The potential elimination of the commercial clean vehicle credit (45W) is particularly concerning. This credit has become a major driver of EV adoption through leasing, and its removal could destabilize the progress made in electrifying American roads.
The EV Leasing Boom: A Closer Look
Since the enactment of the Inflation Reduction Act (IRA) in 2022, EV leasing has experienced a dramatic surge. Data from Cox Automotive illustrates this trend:
| Year | EV Leasing Rate |
|---|---|
| 2022 | 11.5% |
| 2024 | Over 45% |
The leasing rate more than doubled between 2022 and 2024, significantly surpassing the industry-wide leasing percentage. In February of the current year, a record 60.6% of EV buyers opted for leasing, tripling the rate for overall car buyers, according to Cox Automotive. Stephanie Valdez Streaty, director of industry insights at Cox, emphasized the critical role of the leasing credit in promoting EV adoption.
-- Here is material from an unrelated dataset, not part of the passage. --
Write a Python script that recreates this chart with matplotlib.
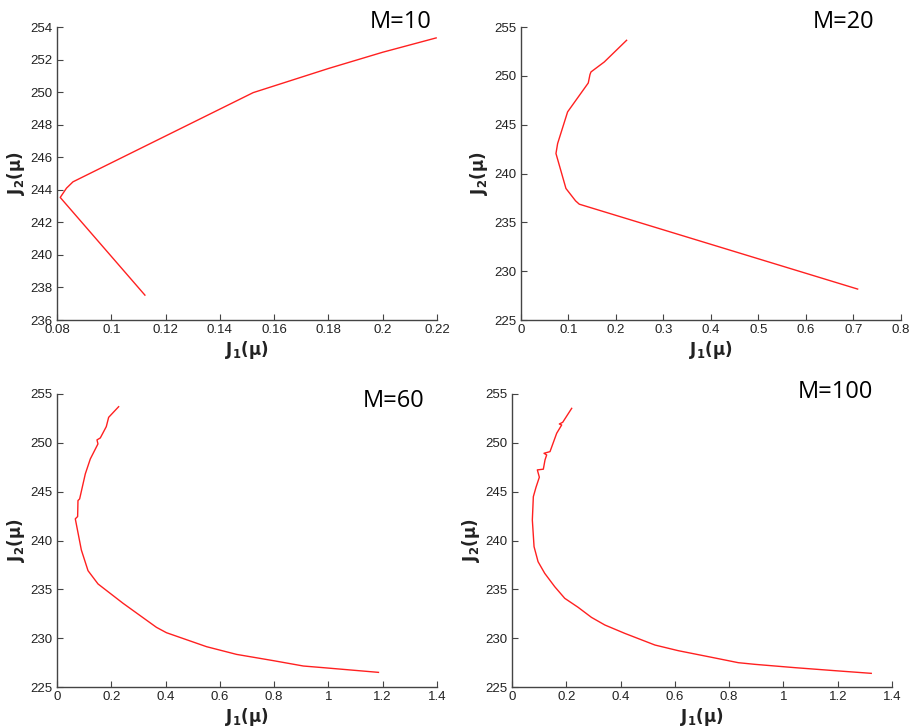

This surge in EV leasing has been instrumental in driving record sales in 2023 and 2024, with approximately 1.2 million and 1.3 million battery-powered models sold, respectively. The IRA’s overhaul of the standard purchase credit introduced more stringent requirements, making it harder to claim. In contrast, the commercial credit lacks these restrictions, making it far easier to access and creating the aforementioned “leasing loophole.”
To qualify for the 30D credit, EVs must be manufactured in North America, avoid battery content from China, and increasingly source battery parts from the U.S. and its trade partners. These requirements aim to foster a non-China-dependent EV supply chain, ideally centered in the United States. Currently, only 21 out of about 70 EV models on the market meet these criteria. Additionally, price caps and income requirements further limit eligibility.
Leasing circumvents these limitations, allowing almost anyone to benefit from a discount on nearly any EV. Leasing companies claim the $7,500 commercial-vehicle credit and pass the savings on to lessees through reduced payments. This explains the prevalence of attractive EV lease deals, such as the Hyundai Ioniq 6 for $169 per month or the Kia Niro for $129 per month.
Potential Impacts and the Road Ahead
While these deeply discounted leases may be outliers, leasing provides an accessible entry point into the EV market. Leasing also offers benefits such as shielding consumers from EV depreciation and providing a hedge against technological advancements. It serves as a low-commitment way for drivers to experience electrification, potentially fostering long-term EV adoption, as studies show that EV users rarely revert to internal combustion engines.
The potential removal of these subsidies raises questions about the true demand for EVs. In line with the Trump administration’s goals to roll back climate policies and extend tax cuts, the House Ways and Means Committee has proposed terminating the commercial and used EV credits after December 31. The primary purchase incentive would remain through 2026 for manufacturers that have not yet reached a specific sales threshold.
This framework is subject to change as lawmakers negotiate the budget bill. Representatives from districts with new EV and battery factories may resist these changes. If the credits are eliminated, Stephanie Valdez Streaty anticipates an initial surge in EV purchases, followed by a potential slowdown. However, she remains optimistic about the long-term prospects of electric vehicles.
“Without the IRA, EV adoption will face multiple speed bumps, but innovation and market forces will help it move forward in the long term,” she stated.